“Good Muslims pray five times a day. You know what bad Muslims do? Bad Muslims sell carpets! A Visa card makes the carpet fly! And if you buy now, we’ll give you this genuine Turkish imitation Samsonite bag for free!” – Carpet salesman in Cappadoccia, Turkey.
Here’s a little something that I found intriguing and wanted to share with you good folks, particularly you, Emil. Now that I think about it, I’m not sure what the purpose is exactly, but I guess there are lots of reasons that a Venezuelan or anybody could need a quick five grand de los verdes. And before I launch into what a taxi driver in Panama explained to me, here’s a link to a blog in Spanish that ponders this same issue. To wit:
In an attempt to justify to me why he had attempted to charge me $10 from the Panama Canal to the Hotel Latino, a trip that had cost $5 in the other direction, my taxi driver launched into an unprovoked 25-minute monologue about what he, a knowledgeable, experienced and all-around bona fide taxi driver could do for me, or, say, a Venezuelan who needed cash. I, no doubt like you folks, had no idea why getting money out of an ATM should be any more difficult for a Venezuelan than, say, a Canadian, whose withdrawals, in extreme cases, may be limited by his stunted intelligence, leading to an inability to operate modern devices properly.

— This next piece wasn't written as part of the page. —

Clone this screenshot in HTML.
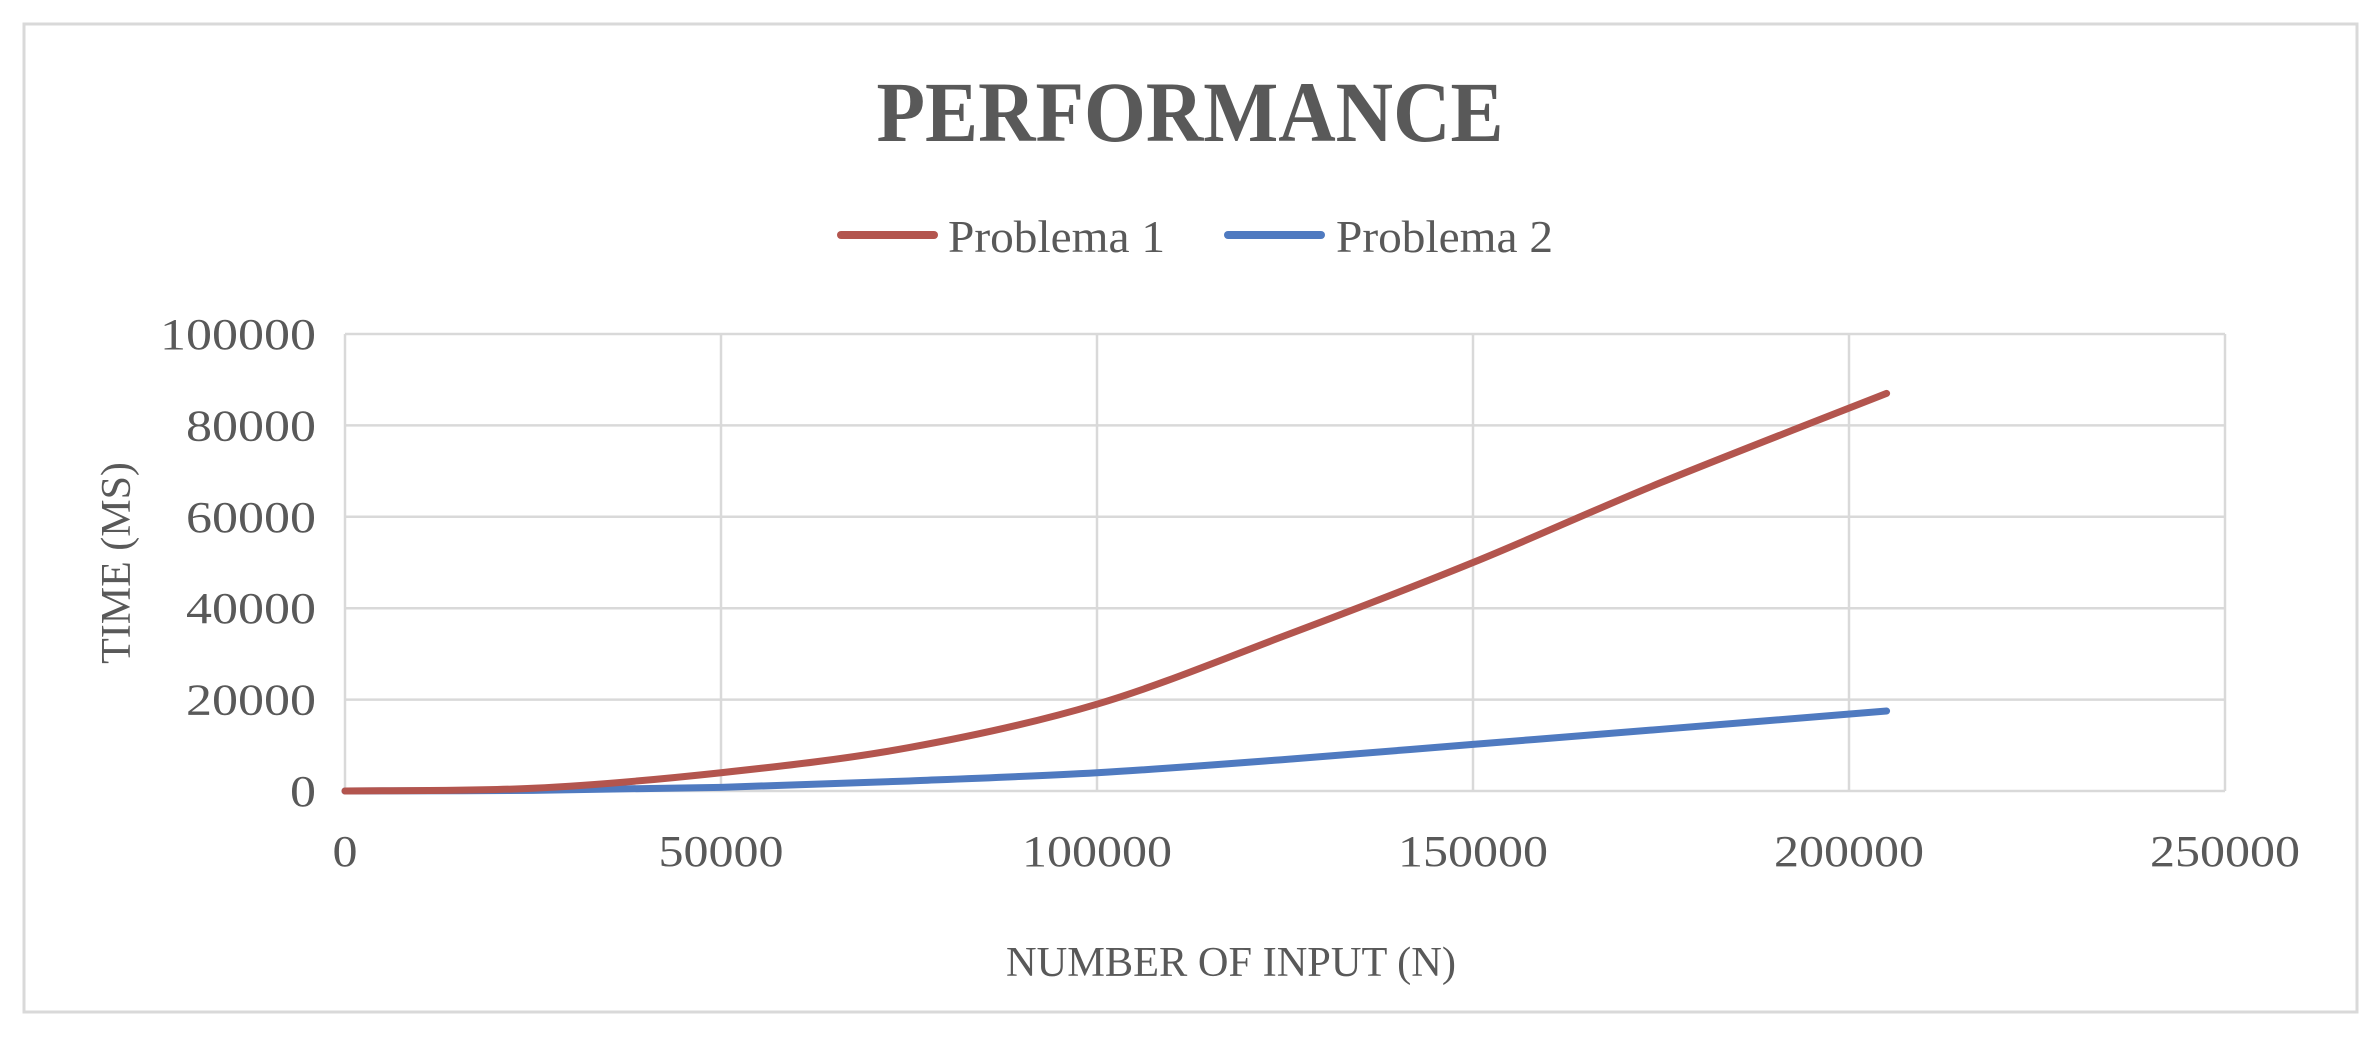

The taxi driver said that big, bad Hugo has limited the amount of money that Venezuelans can spend abroad to $5000 per year. Venezuelans cannot spend more than $5000 on items not quoted in Bolívares, the local currency. And this is where the taxi driver gets off trying to charge ten bucks for a five-buck schlep: he and other shysters like him know where to go to help Venezuelans get that five large in fast cash.
Now why would a Venezuelan not be able to change Bolívares to dólares in Venezuela? I have no idea. I didn’t think to ask. But Hugo must not allow that, either, or else there would be no point to what the taxi driver told me, incidentally, after telling me that he couldn’t tell me. What he told me was that first, the bad Venezuelan has to go to the free zone in Colón, at the Caribbean end of the Panama Canal, where shops sell stuff like electronics in bulk. The easiest way to do go to Colón for a bad Venezuelan in a hurry is… wait for it… with my man the taxi driver, who swears he gets no piece of the following action, only the $70 fare to Colón (and likely a $70 fare back to Panama, I suppose, but I didn’t think to ask that, either). Once in Colón, the Vennie has to head to an electronics shop of ill repute, and the taxi driver knows which one this might be. The anti-Chavezite then spends his entire $5000 limit on ten sick TVs, or ten million replacement snaps cell phone covers, but doesn’t take the merchandise. No, he leaves it there, and instead walks out with ninety-something percent of the $5000 purchase price, with the bad Panamanian keeping the rest.
Obviously, this saves the Venezuelan a great deal of time and ATM fees otherwise accrued by withdrawing five Gs at $300 per day. The taxi driver said that a fair number of Hugo-haters come to Panama for this purpose and this purpose only. If anyone knows what the deal is here, or if you, Emil, heard anything about this law during your town on the ground in the Bolivarian Republic, I’d love to hear what you have to say.